As requested by K8GG, here's a little more description of my HF2 at my old
QTH...
One can see a bit of the base at:
http://hamgallery.com/gallery/V/qv003.htm
And the overall situation at:
http://hamgallery.com/gallery/V/qv024.htm
Three top loading wires came off from the top of the third section of
tubing from the
top. The length of the top loading wires was chosen so that solder lugs on the
end of the wires could be secured to hardware below the 30m bits when not
deployed. Some light ropes guyed the radiator itself a few sections
further down
from where the top loading wires were attached.

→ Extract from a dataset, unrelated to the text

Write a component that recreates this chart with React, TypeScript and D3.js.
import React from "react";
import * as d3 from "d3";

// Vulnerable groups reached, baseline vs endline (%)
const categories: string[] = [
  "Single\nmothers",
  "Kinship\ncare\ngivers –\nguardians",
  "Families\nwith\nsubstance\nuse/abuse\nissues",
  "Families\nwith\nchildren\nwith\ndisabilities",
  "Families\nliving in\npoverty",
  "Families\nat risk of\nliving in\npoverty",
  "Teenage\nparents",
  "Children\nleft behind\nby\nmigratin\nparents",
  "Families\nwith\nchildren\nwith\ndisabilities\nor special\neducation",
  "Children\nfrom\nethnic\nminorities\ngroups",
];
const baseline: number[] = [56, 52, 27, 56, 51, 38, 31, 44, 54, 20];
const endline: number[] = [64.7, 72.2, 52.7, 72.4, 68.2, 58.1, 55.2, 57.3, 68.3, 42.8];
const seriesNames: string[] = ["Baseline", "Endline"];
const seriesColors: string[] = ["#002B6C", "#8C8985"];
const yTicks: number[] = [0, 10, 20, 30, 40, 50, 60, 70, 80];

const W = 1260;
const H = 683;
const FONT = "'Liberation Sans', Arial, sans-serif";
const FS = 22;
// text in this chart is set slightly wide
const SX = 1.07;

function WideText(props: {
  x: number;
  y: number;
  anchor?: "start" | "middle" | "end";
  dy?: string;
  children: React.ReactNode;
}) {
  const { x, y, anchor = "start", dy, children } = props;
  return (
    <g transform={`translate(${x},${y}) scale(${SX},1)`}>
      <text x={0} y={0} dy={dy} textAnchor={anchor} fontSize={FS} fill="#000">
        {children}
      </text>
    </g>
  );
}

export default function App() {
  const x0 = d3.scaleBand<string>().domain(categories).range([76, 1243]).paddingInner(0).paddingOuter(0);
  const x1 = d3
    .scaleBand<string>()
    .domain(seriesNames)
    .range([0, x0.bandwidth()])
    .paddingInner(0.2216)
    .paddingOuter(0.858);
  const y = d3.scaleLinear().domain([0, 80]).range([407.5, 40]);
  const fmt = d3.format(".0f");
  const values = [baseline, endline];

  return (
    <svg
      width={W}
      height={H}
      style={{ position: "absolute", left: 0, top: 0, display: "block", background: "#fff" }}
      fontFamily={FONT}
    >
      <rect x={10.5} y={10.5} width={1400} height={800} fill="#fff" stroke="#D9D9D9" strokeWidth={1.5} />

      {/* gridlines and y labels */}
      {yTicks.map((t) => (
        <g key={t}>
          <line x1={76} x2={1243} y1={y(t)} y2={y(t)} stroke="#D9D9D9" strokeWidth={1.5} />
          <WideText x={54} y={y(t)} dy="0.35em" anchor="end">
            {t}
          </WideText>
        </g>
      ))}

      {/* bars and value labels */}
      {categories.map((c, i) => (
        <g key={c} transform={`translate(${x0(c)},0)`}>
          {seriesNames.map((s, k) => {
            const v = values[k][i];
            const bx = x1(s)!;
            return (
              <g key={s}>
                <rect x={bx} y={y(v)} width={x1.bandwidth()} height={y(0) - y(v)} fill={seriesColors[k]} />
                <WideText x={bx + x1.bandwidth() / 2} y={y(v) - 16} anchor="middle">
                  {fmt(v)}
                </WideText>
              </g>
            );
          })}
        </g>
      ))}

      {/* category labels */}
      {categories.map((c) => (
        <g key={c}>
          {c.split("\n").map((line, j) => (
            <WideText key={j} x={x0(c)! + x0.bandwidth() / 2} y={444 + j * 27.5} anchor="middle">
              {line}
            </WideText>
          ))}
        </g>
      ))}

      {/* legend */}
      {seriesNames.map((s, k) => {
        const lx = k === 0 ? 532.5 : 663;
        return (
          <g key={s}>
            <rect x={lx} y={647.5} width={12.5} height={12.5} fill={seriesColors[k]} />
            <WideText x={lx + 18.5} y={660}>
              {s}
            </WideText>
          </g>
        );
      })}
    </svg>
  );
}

The far ends of the top loading wires were tied to the guying points when
deployed,
which were about 5m out from the antenna (pulley & light line took care of
the one
that went out to the end of the bamboo pole).
Radials consisted of four #12 THHN runs extending into the jungle in two
directions,
a house in another & to a telephone pole for the fourth - probably sloping down
about 20 degrees or so for all. As I mentioned in a previous post, all the
higher
band radials made a big improvement in performance - I think I commented once
here that I was hard pressed to work JAs before I discovered that the 30/40/80m
radials contributed to its topband operation (I had as many as eight stub-tuned
radials plus several single band wires deployed at this QTH before one of the
village clan started hacking them up on me).

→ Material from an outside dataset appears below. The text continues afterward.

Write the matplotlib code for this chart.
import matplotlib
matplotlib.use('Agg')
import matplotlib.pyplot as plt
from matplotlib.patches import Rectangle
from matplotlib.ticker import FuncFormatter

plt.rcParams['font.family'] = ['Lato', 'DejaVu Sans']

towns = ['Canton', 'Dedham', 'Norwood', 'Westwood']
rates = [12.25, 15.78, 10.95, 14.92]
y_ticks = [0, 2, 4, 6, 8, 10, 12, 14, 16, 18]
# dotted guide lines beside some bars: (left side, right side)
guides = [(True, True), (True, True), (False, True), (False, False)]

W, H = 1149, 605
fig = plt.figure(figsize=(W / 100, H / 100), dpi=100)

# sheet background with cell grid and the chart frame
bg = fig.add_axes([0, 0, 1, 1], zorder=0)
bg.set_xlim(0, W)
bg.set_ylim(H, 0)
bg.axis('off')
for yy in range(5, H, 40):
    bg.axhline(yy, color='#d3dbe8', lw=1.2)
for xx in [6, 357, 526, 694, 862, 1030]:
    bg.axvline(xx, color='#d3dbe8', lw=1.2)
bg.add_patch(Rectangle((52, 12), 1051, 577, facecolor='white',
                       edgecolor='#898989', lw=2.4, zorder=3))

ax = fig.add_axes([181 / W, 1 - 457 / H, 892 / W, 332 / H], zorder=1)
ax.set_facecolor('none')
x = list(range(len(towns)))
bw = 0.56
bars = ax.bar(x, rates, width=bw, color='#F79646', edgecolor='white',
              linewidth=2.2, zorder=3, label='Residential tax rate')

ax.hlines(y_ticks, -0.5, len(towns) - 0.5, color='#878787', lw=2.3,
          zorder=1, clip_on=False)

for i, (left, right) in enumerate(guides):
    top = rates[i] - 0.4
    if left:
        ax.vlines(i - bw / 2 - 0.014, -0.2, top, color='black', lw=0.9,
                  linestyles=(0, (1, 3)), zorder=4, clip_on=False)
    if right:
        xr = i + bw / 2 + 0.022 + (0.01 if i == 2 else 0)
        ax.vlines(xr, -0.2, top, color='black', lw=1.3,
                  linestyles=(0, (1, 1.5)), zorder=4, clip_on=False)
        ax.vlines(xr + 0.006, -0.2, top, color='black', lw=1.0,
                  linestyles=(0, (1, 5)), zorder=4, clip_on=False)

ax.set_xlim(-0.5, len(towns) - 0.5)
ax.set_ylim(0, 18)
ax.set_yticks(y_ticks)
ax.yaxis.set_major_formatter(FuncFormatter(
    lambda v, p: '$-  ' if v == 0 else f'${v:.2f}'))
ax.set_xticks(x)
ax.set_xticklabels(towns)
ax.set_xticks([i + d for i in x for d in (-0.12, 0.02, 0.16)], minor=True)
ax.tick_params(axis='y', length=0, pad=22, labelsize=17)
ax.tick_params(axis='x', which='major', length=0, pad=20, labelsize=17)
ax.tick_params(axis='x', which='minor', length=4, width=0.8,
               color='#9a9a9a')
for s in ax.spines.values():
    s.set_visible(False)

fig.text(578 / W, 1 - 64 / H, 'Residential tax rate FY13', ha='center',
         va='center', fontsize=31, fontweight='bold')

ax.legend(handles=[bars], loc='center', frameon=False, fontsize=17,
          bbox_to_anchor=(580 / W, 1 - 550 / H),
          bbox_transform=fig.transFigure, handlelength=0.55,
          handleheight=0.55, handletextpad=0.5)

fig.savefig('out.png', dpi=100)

With the 160m coil fully extended, the antenna was reasonant somewhere around
1830 kc, with almost 15 kc usable bandwidth. Fine tuning was accomplished
by slightly compressing or expanding the turns of the coil.
When the top loading wires were deployed, reasonance on the other bands goes
on walkabout, with 30 & 40 beyond hope. I therefore added clips to the 80m
coil
to allow shorting out of a number of turns to bring 80m reasonance back
in. When
not working 160, the top loading wires are pulled back in & the far ends
secured,
a jumper goes across the 160m kit & the jumper comes off the 80m coil.

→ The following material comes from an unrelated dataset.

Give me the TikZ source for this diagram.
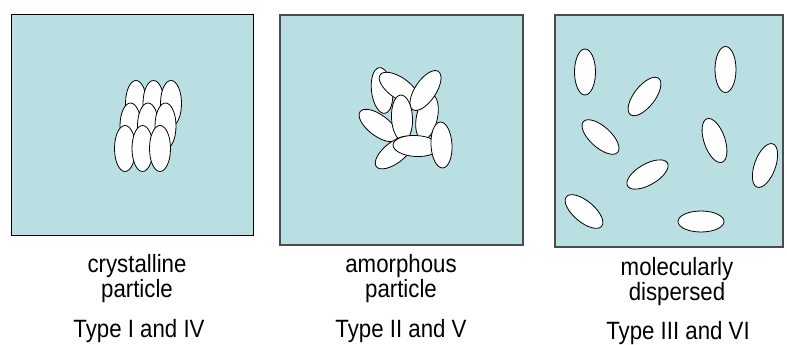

Mounted on about 1m of pipe in a bucket of concrete jammed into the corner of
the roof, all this mucking about was possible by standing on a 1.5m step ladder
& reaching up as far as I could (1.9m tall with long arms). When the winter NE
monsoons blew (with little attenuation from UA0 over that open salt water),
band
changes were a bit of a challenge & it was never any fun when it rained. This
arrangement probably will only work on a flat roof or other reasonably
accessible
mounting locations - there was a fair amount of coil tweaking required.